Okay, I'm being tight-assed here. I'm a writer myself—I know that once you've mastered the rules, you can break them. Killian doesn't care about rules and I suppose that's not really a problem. Neither did James Joyce. The problem is, perhaps, my expectations.

Despite my reservations, Impossible Princess is worth reading for the one tale that I did find erotic, despite its darkness.  “Zoo Story” is a brief, first person account from a man with a cat fetish. What makes it unusual in this collection is the fact that Killian places the reader convincingly in the head of the narrator. He makes the insanity believable and even beautiful despite its brutality.

Next time you see kittens batting a catnip toy around, think of me on the cold concrete floor of the cage, pushed around, my neck snapping, their paws wet and warm on my chest, my legs, their claws retreating and contracting as they contrived to spread my thighs open to their hot rotten breaths.

I want to mention one other story: “Rochester,” a collaboration with a younger author named Tony Leuzzi.  Tony narrates, explaining how he met veteran gay author Kevin Killian in a dirty chat room and decided to make a pilgrimage to Rochester, New York, where the aging writer lives in degradation, exiled from the glittering metropoli (New York City, San Francisco) of his wild youth.  In the back room of Killian's filthy house, Tony discovers a human-sized chimp who spends the day typing, generating the raw material for Killian's stories and predicting the future. 

I liked this story for its wry humor and self-deprecating honesty.

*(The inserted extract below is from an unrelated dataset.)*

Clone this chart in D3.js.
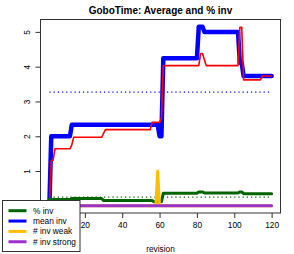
<!DOCTYPE html>
<html><head><meta charset="utf-8">
<script src="https://cdn.jsdelivr.net/npm/d3@7"></script>
<style>body{margin:0;background:#fff}svg{display:block;font-family:"Liberation Sans",Arial,Helvetica,sans-serif}</style>
</head><body>
<script>
const revisions = [1,2,3,4,5,6,7,8,9,10,11,12,13,14,15,16,17,18,19,20,21,22,23,24,25,26,27,28,29,30,
31,32,33,34,35,36,37,38,39,40,41,42,43,44,45,46,47,48,49,50,51,52,53,54,55,56,57,58,59,60,
61,62,63,64,65,66,67,68,69,70,71,72,73,74,75,76,77,78,79,80,81,82,83,84,85,86,87,88,89,90,
91,92,93,94,95,96,97,98,99,100,101,102,103,104,105,106,107,108,109,110,111,112,113,114,115,116,117,118,119,120];

const meanInv = [0,
2,2,2,2,2,2,2,2,2,2,2,
2.33,2.33,2.33,2.33,2.33,2.33,2.33,2.33,2.33,2.33,2.33,2.33,2.33,2.33,2.33,2.33,2.33,2.33,2.33,2.33,2.33,2.33,2.33,2.33,2.33,2.33,2.33,2.33,2.33,2.33,2.33,2.33,2.33,2.33,2.33,2.33,2.33,2.33,2.33,2.33,2.33,2.33,2.33,2.33,2.33,2.33,2.33,
2,2,
4.24,4.24,4.24,4.24,4.24,4.24,4.24,4.24,4.24,4.24,4.24,4.24,4.24,4.24,4.24,4.24,4.24,4.24,4.24,
5.15,5.15,5.15,
5,5,5,5,5,5,5,5,5,5,5,5,5,5,5,5,5,5,5,
4.11,4.11,
3.73,3.73,3.73,3.73,3.73,3.73,3.73,3.73,3.73,3.73,3.73,3.73,3.73,3.73,3.73,3.73];

const average = [0,
1.31,1.31,
1.64,1.64,1.64,1.64,1.64,1.64,1.64,1.64,1.64,
1.75,
1.97,1.97,1.97,1.97,1.97,1.97,1.97,1.97,1.97,1.97,1.97,1.97,1.97,1.97,1.97,1.97,
2.08,
2.19,2.19,2.19,2.19,2.19,2.19,2.19,2.19,2.19,2.19,2.19,2.19,2.19,2.19,2.19,2.19,2.19,2.19,2.19,2.19,2.19,2.19,2.19,2.19,2.19,
2.40,2.40,2.40,2.40,2.40,
2.51,
4.03,4.03,4.03,4.03,4.03,4.03,4.03,4.03,4.03,4.03,4.03,4.03,4.03,4.03,4.03,4.03,4.03,4.03,4.03,4.03,
4.38,4.38,
4.2,
4.03,4.03,4.03,4.03,4.03,4.03,4.03,4.03,4.03,4.03,4.03,4.03,4.03,4.03,4.03,4.03,4.03,4.03,
5.13,5.13,
3.62,3.62,3.62,3.62,3.62,3.62,3.62,3.62,3.62,3.62,
3.73,3.73,3.73,3.73,3.73,3.73];

const pctInv = [0.18,0.18,0.18,0.18,0.18,0.18,0.18,0.18,0.18,0.18,0.18,0.18,
0.21,0.21,0.21,0.21,0.21,0.21,0.21,0.21,0.21,0.21,0.21,0.21,0.21,0.21,0.21,0.21,0.21,
0.15,0.15,0.15,0.15,0.15,0.15,0.15,0.15,0.15,0.15,0.15,0.15,0.15,0.15,0.15,0.15,0.15,0.15,0.15,0.15,0.15,0.15,0.15,0.15,0.15,0.15,0.15,
0.12,0.12,0.12,0.12,0.12,
0.36,0.36,0.36,0.36,0.36,0.36,0.36,0.36,0.36,0.36,0.36,0.36,0.36,0.36,0.36,0.36,0.36,0.36,0.36,
0.40,0.40,0.40,
0.37,0.37,0.37,0.37,0.37,0.37,0.37,0.37,0.37,0.37,0.37,0.37,0.37,0.37,0.37,0.37,0.37,0.37,0.37,
0.40,0.40,
0.35,0.35,0.35,0.35,0.35,0.35,0.35,0.35,0.35,0.35,0.35,0.35,0.35,0.35,0.35,0.35];

const invWeak = [0,0,0,0,0,0,0,0,0,0,0,0,0,0,0,0,0,0,0,0,0,0,0,0,0,0,0,0,0,0,
0,0,0,0,0,0,0,0,0,0,0,0,0,0,0,0,0,0,0,0,0,0,0,0,0,0,0,0,1,0,
0,0,0,0,0,0,0,0,0,0,0,0,0,0,0,0,0,0,0,0,0,0,0,0,0,0,0,0,0,0,
0,0,0,0,0,0,0,0,0,0,0,0,0,0,0,0,0,0,0,0,0,0,0,0,0,0,0,0,0,0];

const invStrong = [0,0,0,0,0,0,0,0,0,0,0,0,0,0,0,0,0,0,0,0,0,0,0,0,0,0,0,0,0,0,
0,0,0,0,0,0,0,0,0,0,0,0,0,0,0,0,0,0,0,0,0,0,0,0,0,0,0,0,0,0,
0,0,0,0,0,0,0,0,0,0,0,0,0,0,0,0,0,0,0,0,0,0,0,0,0,0,0,0,0,0,
0,0,0,0,0,0,0,0,0,0,0,0,0,0,0,0,0,0,0,0,0,0,0,0,0,0,0,0,0,0];

const meanInvLevel = 3.27;
const pctInvLevel = 0.25;

// tick "0" on both axes is hidden under the legend in the reference
const xTicks = [20,40,60,80,100,120];
const yTicks = [1,2,3,4,5];
const legendLabels = ["% inv","mean inv","# inv weak","# inv strong"];
const legendColors = ["#006400","#0000FF","#FFBF00","#9A32CD"];

const W=294,H=254;
const L=40.5,R=280.5,T=19.5,B=213;
const svg=d3.select("body").append("svg").attr("width",W).attr("height",H);

function ext(lo,hi){const d=(hi-lo)*0.04;return [lo-d,hi+d];}
const x=d3.scaleLinear().domain(ext(d3.min(revisions),d3.max(revisions))).range([L,R]);
const allY=meanInv.concat(average,pctInv,invWeak,invStrong);
const y=d3.scaleLinear().domain(ext(d3.min(allY),d3.max(allY))).range([B,T]);

const line=vals=>d3.line().x((d,i)=>x(revisions[i])).y(d=>y(d))(vals);
const g=svg.append("g");
function drawLine(vals,color,w){
  g.append("path").attr("d",line(vals)).attr("fill","none").attr("stroke",color)
   .attr("stroke-width",w).attr("stroke-linejoin","round").attr("stroke-linecap","round");
}
function hDotted(v,color){
  g.append("line").attr("x1",x(revisions[0])).attr("x2",x(revisions[revisions.length-1]))
   .attr("y1",y(v)).attr("y2",y(v)).attr("stroke",color).attr("stroke-width",1.2)
   .attr("stroke-dasharray","1.2,3");
}
drawLine(meanInv,"#0000FF",4.5);
drawLine(average,"#FF0000",1.6);
hDotted(meanInvLevel,"#0000FF");
hDotted(pctInvLevel,"#006400");
drawLine(pctInv,"#006400",3);
drawLine(invWeak,"#FFBF00",3);
drawLine(invStrong,"#9A32CD",3);

// box
svg.append("rect").attr("x",L).attr("y",T).attr("width",R-L).attr("height",B-T)
  .attr("fill","none").attr("stroke","#333").attr("stroke-width",1);

// x axis
const xa=svg.append("g").attr("transform",`translate(0,${B})`)
  .call(d3.axisBottom(x).tickValues(xTicks).tickFormat(d3.format("d")).tickSize(5).tickSizeOuter(0).tickPadding(4));
xa.select(".domain").remove();
xa.selectAll(".tick line").attr("stroke","#333");
xa.selectAll("text").attr("font-size",8.3).attr("fill","#000").attr("font-family",null);

// y axis
const ya=svg.append("g").attr("transform",`translate(${L},0)`)
  .call(d3.axisLeft(y).tickValues(yTicks).tickFormat(d3.format("d")).tickSize(5).tickSizeOuter(0));
ya.select(".domain").remove();
ya.selectAll(".tick line").attr("stroke","#333");
ya.selectAll("text").attr("font-size",8.3).attr("fill","#000").attr("font-family",null)
  .attr("text-anchor","middle").attr("x",0).attr("dy",0)
  .attr("transform","translate(-11,0) rotate(-90)");

// title & x label
svg.append("text").attr("x",(L+R)/2).attr("y",13.5).attr("text-anchor","middle")
  .attr("font-size",10).attr("font-weight","bold").text("GoboTime: Average and % inv");
svg.append("text").attr("x",(L+R)/2).attr("y",251.5).attr("text-anchor","middle")
  .attr("font-size",8.3).text("revision");

// legend
const lg=svg.append("g");
lg.append("rect").attr("x",2.5).attr("y",200.5).attr("width",77.5).attr("height",51)
  .attr("fill","#fff").attr("stroke","#333").attr("stroke-width",1);
legendLabels.forEach((lab,i)=>{
  const cy=210.7+i*10.35;
  lg.append("line").attr("x1",8.5).attr("x2",26.5).attr("y1",cy).attr("y2",cy)
    .attr("stroke",legendColors[i]).attr("stroke-width",3);
  lg.append("text").attr("x",33).attr("y",cy+3).attr("font-size",8.3).text(lab);
});
</script>
</body></html>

I'm just an ape, the author seems to be saying, churning out nonsense that includes occasional insights and flashes of brilliance. 

Is Impossible Princess really a consummate work of art? Am I simply too conventional to see the truth that's obvious to erotica luminaries like Susie Bright? Every reviewer brings his or her prejudices and preferences to the task, and I'm no exception.

You'll have to read the book and judge for yourself.

[Editor's note: Impossible Princess is the winner of the 2009 Lambda Literary Award for Gay Erotica.]